Footwear considerations when needing orthotics
When recommending foot orthoses as part of a treatment plan, I always give consideration to patient’s footwear. Footwear can often be the underlying cause of foot pain, but may also be part of the treatment.
There would be no point in prescribing orthotics for someone who only wears thongs or ballet flats. In these cases, management of a mechanically related foot pathology, first needs to address footwear.
What to look for in orthotic friendly footwear
In order to accommodate orthotics, deeper shoes will be required. If the shoes do not have adequate depth, the foot will sit too high in the heel cup causing slippage and excessive rubbing. May shoes these days have a manufacturers innersole which can be removed to provide the additional depth required. An obvious example would be runners (most will accommodate orthotics without needing to go up a size), but other dressier options also offer this feature.
Getting the orthotic into the shoe is a great start, but doesn’t mean the shoes are going to be suitable. If the shoe is made with very soft materials it may become distorted by the addition of an orthotic. The orthotic will be less effective in pushing up and supporting your foot. The orthotic and the shoe need to work together, in providing a supportive platform for your chosen activity. The orthotic should not slide around and should sit snuggly into the back of the heel. For this reason, I would avoid slip on footwear in preference for shoes that can be fastened securely around the front of the ankle.
It’s all about compromise
If you love thongs, your ballet flats, or 6 inch stiletto heels, a compromise will need to be reached. I suggest limiting use to times when you are not expecting to be on your feet for very long. Some thongs offer a bit of arch support (the “Fitflop” for example), which is better that nothing in most cases. Consider dropping your heel height, and swapping into your heels for occasions that require a dressier look, swapping back into your flats around the office, or on breaks. The aim is to be wearing your orthotics in appropriate shoes for the majority of time. But this will depend on the reason your orthotics were prescribed, and your underlying foot problem. Some people will only need to wear their orthotics for certain more physically demanding activities like running. Others will pull up sore if they go without them for just a few hours. You should seek advice from your podiatrist when commencing orthotic therapy, and at subsequent review visits.
Where to find orthotic friendly footwear
If it’s runners you are looking for, there should be no problem. I always recommend the Athletes Foot or Runners Shop in Phillip for their expert advice and fitting service.
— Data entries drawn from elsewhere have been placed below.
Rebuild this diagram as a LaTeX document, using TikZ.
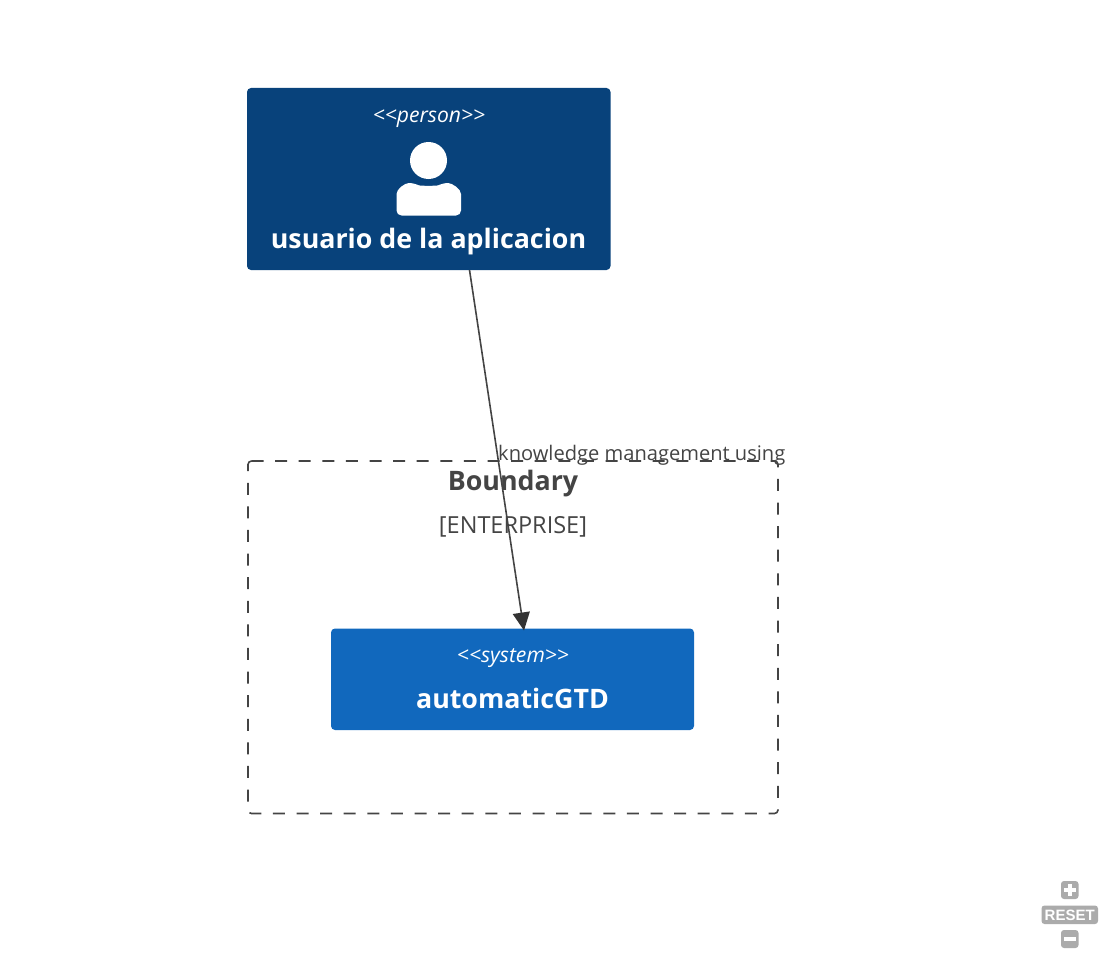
\documentclass[tikz,border=0pt]{standalone}
\usepackage{fontspec}
\setmainfont{Open Sans}
\newfontfamily\resetfont{Liberation Sans}[Scale=1]
\usetikzlibrary{arrows.meta}
\definecolor{persondark}{HTML}{08427B}
\definecolor{systemblue}{HTML}{1168BD}
\definecolor{inkgrey}{HTML}{444444}
\definecolor{linegrey}{HTML}{333333}
\definecolor{zoomgrey}{HTML}{ABABAB}
\newcommand{\fsize}[1]{\fontsize{#1}{#1}\selectfont}
\newcommand{\card}[5]{ \fill[#5, rounded corners=4] ( #1 , #2 ) rectangle ( #3 , #4 );}
\tikzset{
    stereo/.style={text=white, font=\fsize{21.1}\itshape, inner sep=0pt},
    title/.style={text=white, font=\fsize{26.8}\bfseries, inner sep=0pt},
    boundarytext/.style={text=inkgrey, inner sep=0pt},
    zoomkey/.style={fill=zoomgrey, rounded corners=3},
}

\begin{document}
\begin{tikzpicture}[x=1pt, y=-1pt]
        \useasboundingbox (0,0) rectangle (1107,955);

        % boundary
        \draw[inkgrey, line width=1.6, dash pattern=on 12 off 11.6, rounded corners=3.5] (251.5,461) -- (778,461) -- (778,813.5) -- (248,813.5) -- (248,461) -- (251.5,461);
        \node[boundarytext, font=\fsize{26.8}\bfseries] (boundaryname) at (513,484) {Boundary};
        \node[boundarytext, font=\fsize{23.5}] (boundarytype) at (513,527) {[ENTERPRISE]};

        % person
        \card{247}{88}{610.5}{270}{persondark}
        \node[stereo] (personstereo) at (429,118.5) {<{}<person>{}>};
        \fill[white] (428.5,160.5) circle (18.5);
        \fill[white, rounded corners=5] (396.5,215.5) -- (396.5,199) .. controls (396.5,189) and (405,183) .. (414,183) .. controls (420,186) and (437,186) .. (443,183) .. controls (452,183) and (461,189) .. (461,199) -- (461,215.5) -- cycle;
        \node[title] (usuario) at (428.5,241.5) {usuario de la aplicacion};

        % system
        \card{331}{628.5}{694}{730}{systemblue}
        \node[stereo] (systemstereo) at (513,658.5) {<{}<system>{}>};
        \node[title] (automaticgtd) at (512.5,698) {automaticGTD};

        % relation
        \coordinate (relfrom) at (469.5,270);
        \coordinate (relto) at (524,630.5);
        \draw[inkgrey, line width=1.6, -{Triangle[length=18,width=17,color=linegrey]}] (relfrom) -- (relto);
        \node[boundarytext, font=\fsize{20.1}, anchor=west] (rellabel) at (498,455.5) {knowledge management using};

        % zoom keys
        \fill[zoomkey] (1061,881) rectangle (1078.5,899);
        \fill[white] (1063.5,888) rectangle (1076,891.5);
        \fill[white] (1068,883.5) rectangle (1071.5,896);
        \fill[zoomkey] (1041.5,905.5) rectangle (1098,924);
        \node[text=white, font=\resetfont\fsize{15}\bfseries, inner sep=0pt] (resetkey) at (1069.7,915) {RESET};
        \fill[zoomkey] (1061,930) rectangle (1078.5,948);
        \fill[white] (1063.5,937) rectangle (1076,940.5);
\end{tikzpicture}
\end{document}
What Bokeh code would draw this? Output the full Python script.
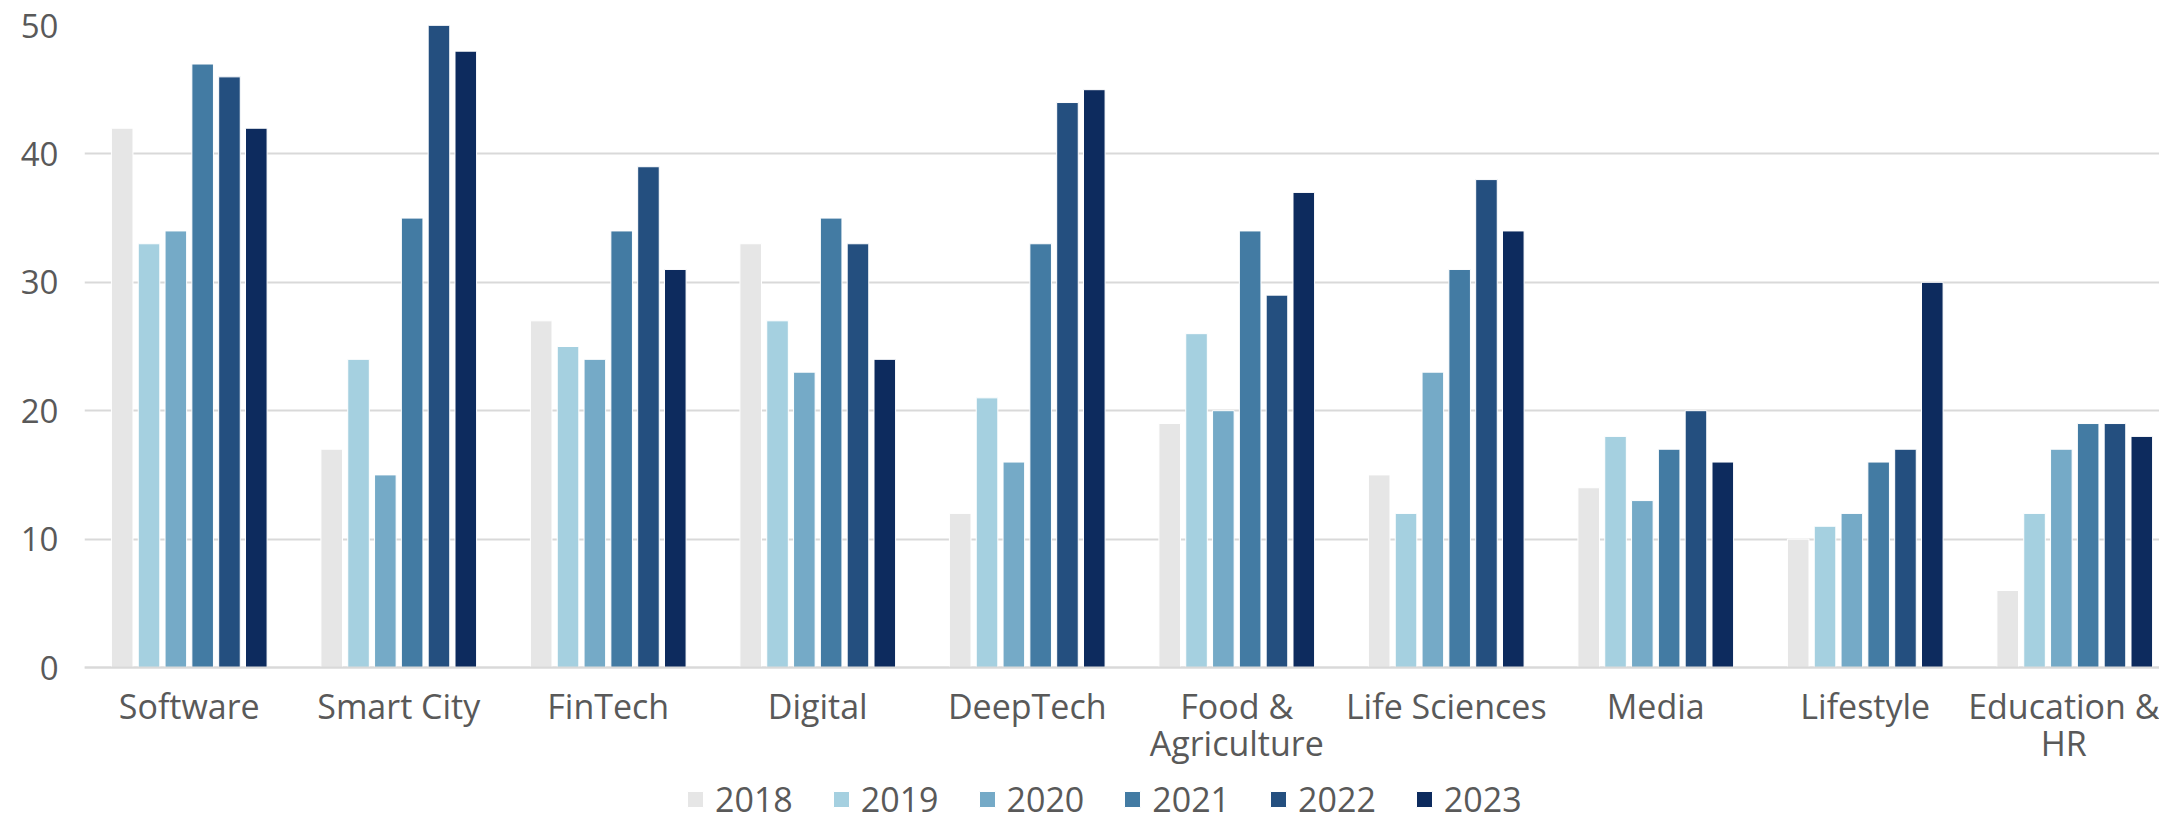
from bokeh.plotting import figure
from bokeh.models import ColumnDataSource, Range1d, FixedTicker, Legend, LegendItem
from bokeh.embed import file_html
from bokeh.resources import INLINE

categories = ["Software", "Smart City", "FinTech", "Digital", "DeepTech",
              "Food &\nAgriculture", "Life Sciences", "Media", "Lifestyle", "Education &\nHR"]
years = ["2018", "2019", "2020", "2021", "2022", "2023"]
v2018 = [42, 17, 27, 33, 12, 19, 15, 14, 10, 6]
v2019 = [33, 24, 25, 27, 21, 26, 12, 18, 11, 12]
v2020 = [34, 15, 24, 23, 16, 20, 23, 13, 12, 17]
v2021 = [47, 35, 34, 35, 33, 34, 31, 17, 16, 19]
v2022 = [46, 50, 39, 33, 44, 29, 38, 20, 17, 19]
v2023 = [42, 48, 31, 24, 45, 37, 34, 16, 30, 18]
series = [v2018, v2019, v2020, v2021, v2022, v2023]
colors = ["#E6E6E6", "#A5D0E0", "#75AAC7", "#437BA3", "#244F7F", "#0D2B5E"]
y_ticks = [0, 10, 20, 30, 40, 50]

FONT = "Open Sans"
TXT = "#595959"
GRID = "#D9D9D9"

W, H = 2159, 822
LEFT = 84
TOP = 25
ZERO_Y = 667
CAT_PX = 209.5
x_end = (W - LEFT) / CAT_PX
px_per_unit = (ZERO_Y - TOP) / 50.0
y_start = -(H - ZERO_Y) / px_per_unit

p = figure(width=W, height=H, output_backend="svg", toolbar_location=None,
           x_range=Range1d(0, x_end), y_range=Range1d(y_start, 50),
           min_border_left=LEFT, min_border_right=0, min_border_top=TOP,
           min_border_bottom=0)
p.outline_line_color = None
p.background_fill_color = "white"
p.border_fill_color = "white"

pitch = 0.128
bw = 0.103
renderers = []
for k, (yr, vals, col) in enumerate(zip(years, series, colors)):
    xs = [i + 0.5 + (k - 2.5) * pitch for i in range(len(categories))]
    src = ColumnDataSource(dict(x=xs, top=vals))
    r = p.vbar(x="x", top="top", width=bw, bottom=0, source=src,
               fill_color=col, line_color="white", line_width=1)
    renderers.append((yr, r))

# y axis
p.yaxis.ticker = FixedTicker(ticks=y_ticks)
p.yaxis.axis_line_color = None
p.yaxis.major_tick_line_color = None
p.yaxis.minor_tick_line_color = None
p.yaxis.major_label_standoff = 20
p.yaxis.major_label_text_font = FONT
p.yaxis.major_label_text_font_size = "33px"
p.yaxis.major_label_text_color = TXT

# x axis, pinned at y = 0
p.xaxis.fixed_location = 0
p.xaxis.ticker = FixedTicker(ticks=[i + 0.5 for i in range(len(categories))])
p.xaxis.major_label_overrides = {i + 0.5: c for i, c in enumerate(categories)}
p.xaxis.axis_line_color = GRID
p.xaxis.axis_line_width = 2
p.xaxis.major_tick_line_color = None
p.xaxis.minor_tick_line_color = None
p.xaxis.major_label_standoff = 9
p.xaxis.major_label_text_font = FONT
p.xaxis.major_label_text_font_size = "34px"
p.xaxis.major_label_text_color = TXT
p.xaxis.major_label_text_line_height = 0.82

p.xgrid.grid_line_color = None
p.ygrid.grid_line_color = GRID
p.ygrid.grid_line_width = 2
p.ygrid.ticker = FixedTicker(ticks=y_ticks)

legend = Legend(items=[LegendItem(label=yr, renderers=[r]) for yr, r in renderers],
                orientation="horizontal", location=(601, 0),
                border_line_color=None, background_fill_alpha=0,
                padding=0, margin=0, spacing=38, label_standoff=10,
                glyph_width=20, glyph_height=20,
                label_text_font=FONT, label_text_font_size="34px",
                label_text_color=TXT, label_text_line_height=0.75)
p.add_layout(legend, "center")

open("out.html", "w").write(file_html(p, INLINE))
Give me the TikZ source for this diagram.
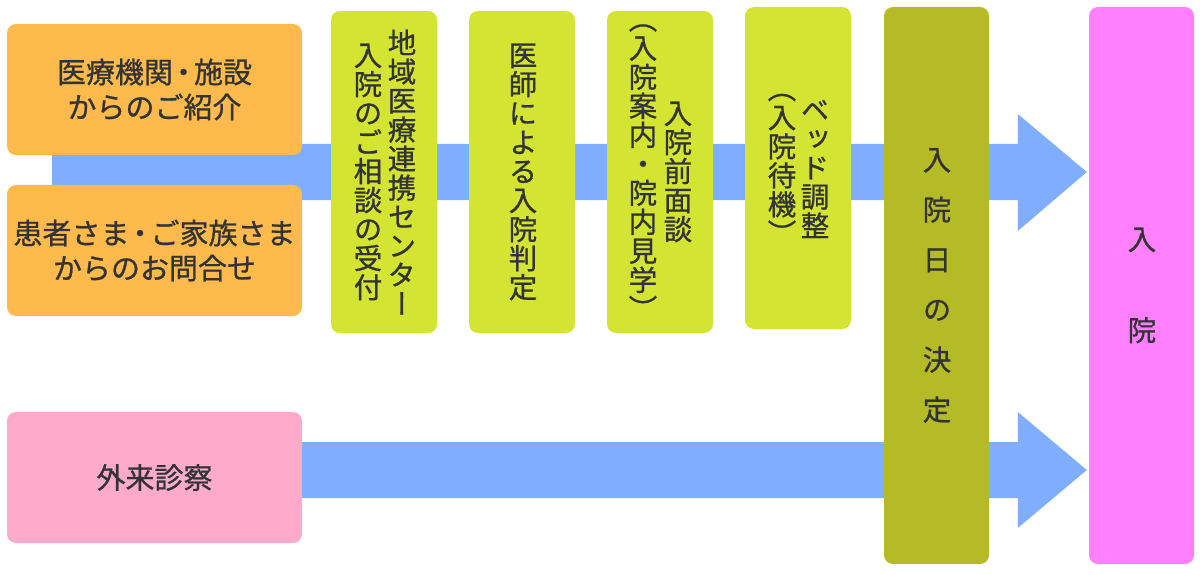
\documentclass[tikz,border=0pt]{standalone}
\usepackage{fontspec}
\usetikzlibrary{backgrounds}
\newfontfamily\jp[FakeBold=0.8]{Noto Sans CJK JP}
\newfontfamily\vjp[RawFeature=+vert,FakeBold=0.8]{Noto Sans CJK JP}
\newcommand{\ndot}{\kern-4pt・\kern-4pt}
\definecolor{orangec}{HTML}{FEBA4D}
\definecolor{pinkc}{HTML}{FDAACB}
\definecolor{bandc}{HTML}{80AEFF}
\definecolor{limec}{HTML}{D4E433}
\definecolor{olivec}{HTML}{B5BA27}
\definecolor{magc}{HTML}{FF80FF}
\definecolor{txt}{HTML}{333333}
\begin{document}
\begin{tikzpicture}[x=1pt,y=-1pt,
  box/.style={rounded corners=9pt, inner sep=0pt, text=txt, align=center,
    font=\jp\fontsize{29}{35}\selectfont},
  obox/.style={box, fill=orangec, minimum width=295pt, minimum height=131pt},
  pbox/.style={box, fill=pinkc, minimum width=295pt, minimum height=131pt},
  gbox/.style={box, fill=limec, minimum width=106pt, minimum height=322pt},
  tallbox/.style={box, minimum width=105pt, minimum height=557pt},
  vcol/.style={inner sep=0pt, text=txt, align=center,
    font=\vjp\fontsize{28.5}{29}\selectfont},
  band/.style={fill=bandc}
]
\useasboundingbox (0,0) rectangle (1200,575);

% left sources
\node[obox] (r1) at (154.5,89.5) {医療機関\ndot 施設\\からのご紹介};
\node[obox] (r2) at (154.5,250.5) {患者さま\ndot ご家族さま\\からのお問合せ};
\node[pbox] (op) at (154.5,477.5) {外来診察};

% green steps
\node[gbox] (g1) at (384,172) {};
\node[gbox] (g2) at (522,172) {};
\node[gbox] (g3) at (660,172) {};
\node[gbox] (g4) at (798,168) {};

\node[vcol] (g1a) at (402,172) {地\\域\\医\\療\\連\\携\\セ\\ン\\タ\\ー};
\node[vcol] (g1b) at (368,172) {入\\院\\の\\ご\\相\\談\\の\\受\\付};
\node[vcol] (g2a) at (523,172) {医\\師\\に\\よ\\る\\入\\院\\判\\定};
\node[vcol] (g3a) at (678,172) {入\\院\\前\\面\\談};
\node[vcol] (g3b) at (643,172) {（\\入\\院\\案\\内\\・\\院\\内\\見\\学\\）};
\node[vcol] (g4a) at (815,169) {ベ\\ッ\\ド\\調\\整};
\node[vcol] (g4b) at (782,169) {（\\入\\院\\待\\機\\）};

% decision and admission
\node[tallbox, fill=olivec] (dec) at (936.5,285.5) {};
\node[vcol, font=\vjp\fontsize{28.5}{50}\selectfont] (deca) at (937,285.5) {入\\院\\日\\の\\決\\定};
\node[tallbox, fill=magc] (adm) at (1141.5,285.5) {};
\node[vcol, font=\vjp\fontsize{28.5}{91}\selectfont] (adma) at (1142,285.5) {入\\院};

% flow bands
\coordinate (s1) at (52,172);
\coordinate (t1) at ([xshift=-2pt]adm.west |- s1);
\coordinate (s2) at (op.center |- 0,470);
\coordinate (t2) at ([xshift=-2pt]adm.west |- s2);
\begin{scope}[on background layer]
\fill[band] ([yshift=-28pt]s1) -- ([xshift=-69pt,yshift=-28pt]t1) -- ([xshift=-69pt,yshift=-59pt]t1)
  -- (t1) -- ([xshift=-69pt,yshift=58pt]t1) -- ([xshift=-69pt,yshift=28pt]t1) -- ([yshift=28pt]s1) -- cycle;
\fill[band] ([yshift=-28pt]s2) -- ([xshift=-69pt,yshift=-28pt]t2) -- ([xshift=-69pt,yshift=-58pt]t2)
  -- (t2) -- ([xshift=-69pt,yshift=58pt]t2) -- ([xshift=-69pt,yshift=28pt]t2) -- ([yshift=28pt]s2) -- cycle;
\end{scope}
\end{tikzpicture}
\end{document}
For shoes, Escala in Manuka have a range of options including Frankie4 footwear. Frankie4 are stylish shoes and boots suited for the fashion conscious and are designed by podiatrists and physios. Redpath’s in Garema Place, Civic also offer a good range of trendy options from Doc Martins to Naots. Just a few doors down, also in Garema Place, is Frawleys Shoes. Frawleys have been a household name in Canberra for as long as I can remember, and stock Ziera (previously known as Kumfs but recently rebranded to be a little less old ladyish). Homypeds also have an orthotic friendly range. Cooleman Court Pharmacy- Weston Creek, Colbee Court Pharmacy- Phillip and Pharmasave Woden are all stockists.
Still having problems?
If you are still unable to find anything suitable, it might be time to consider medical grade or custom made footwear. We use Gadean Shoes and Sole Support and are recognised prescribers for the Department of Veteran Affairs. We also have a range of Dr Comfort footwear for sale at our Tuggeranong Clinic.
If your footwear fitting problems are associated with foot deformity, it would be worth consulting with Dr Clayton Clews, Podiatric surgeon, to see if there is a surgical solution.